さらに政府は「ガス料金」についても同様の家計負担軽減措置(=ガス会社への支援)を検討しており、それに伴う1年間の家計負担の軽減額は 平均で1万9,281円、全世帯で年間1兆1,227億円となり、電気とガスを合計すると 政府の支援策総額は1年間で3兆7,303億円となるとのことです。

 

 

 

この経済研究所はさらに、こうした支援策が実施されると (支援策が)実施されない場合と比べて家計の所得は増加し それが消費刺激効果を生むことが期待されると述べています。

過去の定額給付金の経験では、一時的な所得増加は「貯蓄」に回る比率が高く 消費に回るのは所得増加分の1/4程度であり、これを踏まえてGDP押し上げ効果を計算すると 家計の電気料金支援で 役6,500億円・ガス料金支援も含めると 約9,300億円となり、年間GDPの押し上げ効果は0.17%になるとのことです。

他方 政府は、家計だけでなく企業の電気料金の負担も軽減する考えとのこと。

これ(企業向け支援)については、電力販売のうち企業向けは7割を占めることから 政府の財政支出は7.8兆円に及ぶ計算にもなるとのことです。

 

この、電気・ガスの支援対策について 総論については理解するものの「めざすべき方向が違うのではないか。」という方がおられます。

すなわち、こと 電気・ガスなどの〝生活エネルギー〟については、社会全体が でき得る限り節減に努めるべき事項ではないだろうか。

それを、単純に(電気・ガス料金の)引き下げを行なうだけでは、消費者(利用者)は 支援によって〝浮いた〟電気を いわば野放図に使用することになりはしないか。

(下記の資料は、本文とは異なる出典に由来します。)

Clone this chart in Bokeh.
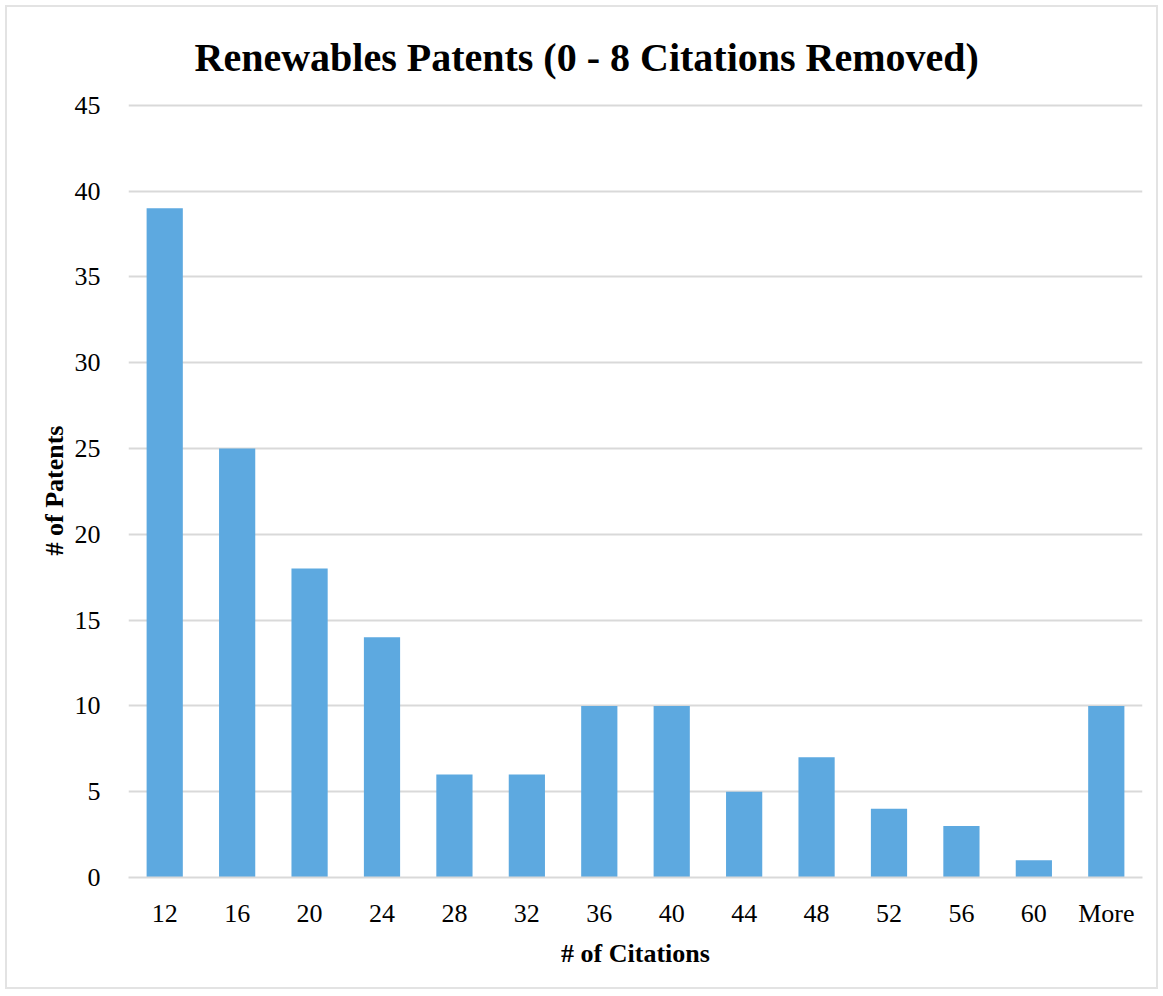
from bokeh.plotting import figure
from bokeh.embed import file_html
from bokeh.resources import INLINE
from bokeh.models import SingleIntervalTicker, ColumnDataSource

categories = ["12", "16", "20", "24", "28", "32", "36", "40", "44", "48", "52", "56", "60", "More"]
patents = [39, 25, 18, 14, 6, 6, 10, 10, 5, 7, 4, 3, 1, 10]

source = ColumnDataSource(data=dict(cat=categories, val=patents))

FONT = "Liberation Serif"

p = figure(x_range=categories, y_range=(0, 45.1), width=1153, height=984,
           output_backend="svg", toolbar_location=None,
           title="Renewables Patents (0 - 8 Citations Removed)",
           min_border_left=121, min_border_right=18, min_border_top=96, min_border_bottom=114)

p.vbar(x="cat", top="val", width=0.5, source=source, color="#5DA9E0", line_color=None)

p.title.text_font = FONT
p.title.text_font_size = "40px"
p.title.text_font_style = "bold"
p.title.text_color = "#000000"
p.title.align = "left"
p.title.offset = 66
p.title.standoff = 48

p.outline_line_color = None
p.background_fill_color = "white"
p.border_fill_color = "white"
p.styles = {"border": "2px solid #e3e3e3", "margin-left": "5px", "margin-top": "5px"}

p.ygrid.grid_line_color = "#d9d9d9"
p.ygrid.grid_line_width = 2
p.xgrid.grid_line_color = None

p.yaxis.ticker = SingleIntervalTicker(interval=5)
p.yaxis.axis_line_color = None
p.yaxis.major_tick_line_color = None
p.yaxis.minor_tick_line_color = None
p.yaxis.major_label_standoff = 22
p.yaxis.axis_label = "# of Patents"
p.yaxis.axis_label_standoff = 3

p.xaxis.axis_line_color = "#d9d9d9"
p.xaxis.axis_line_width = 2
p.xaxis.major_tick_line_color = None
p.xaxis.minor_tick_line_color = None
p.xaxis.major_label_standoff = 15
p.xaxis.axis_label = "# of Citations"
p.xaxis.axis_label_standoff = 8

for ax in (p.xaxis, p.yaxis):
    ax.major_label_text_font = FONT
    ax.major_label_text_font_size = "26px"
    ax.major_label_text_color = "#000000"
    ax.axis_label_text_font = FONT
    ax.axis_label_text_font_size = "26px"
    ax.axis_label_text_font_style = "bold"
    ax.axis_label_text_color = "#000000"

p.x_range.range_padding = 0

open("out.html", "w").write(file_html(p, INLINE))
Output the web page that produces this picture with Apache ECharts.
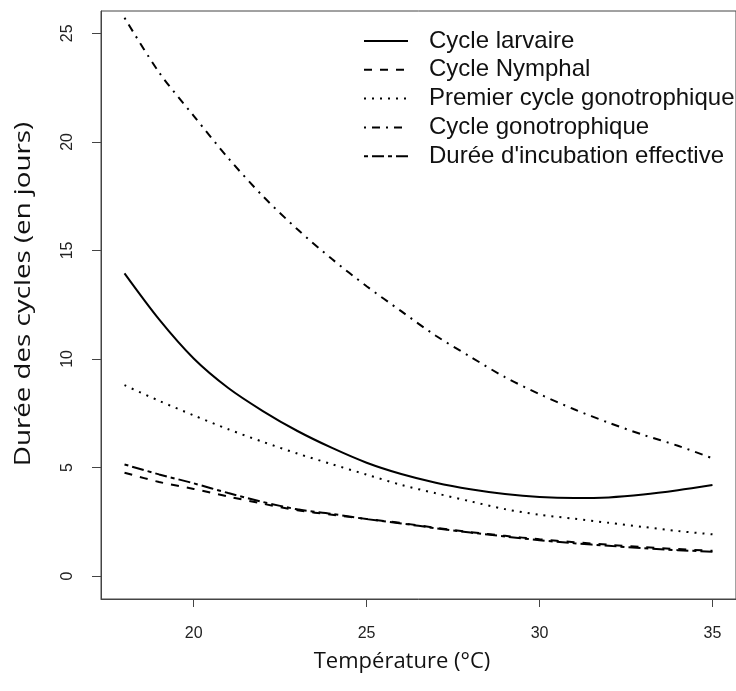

で あるとするならば、例えば 積極的に節電を行った人や世帯に対し付加的に補助するなど、実際に(節電に)汗をかいた人にこそ支援することで 節電の連鎖が広がり、結果 全体としてエネルギー消費の低減につながるのではないかという考え方です。

 

また一方で、今回導入される電気・ガスの支援策も 既に行なわれているガソリンの(元請け企業への)支援についても、家計の所得水準や企業の経営環境に関わらず 一律での支援を行う仕組みとなることから、これでは 電気・ガス料金の値上げによってほぼ打撃を受けない高額所得者や経営環境が良い企業も政府の恩恵(支援)を受けることになってしま、真に困っている人や世帯・企業へ十分な支援につながりにくいという評価もあります。

 

ここへきて矢継ぎ早に行なわれる経済支援。

バラマキ的な一時凌ぎ策に終始しないよう、真に困っている人たちの救済につながることを期待するばかりです。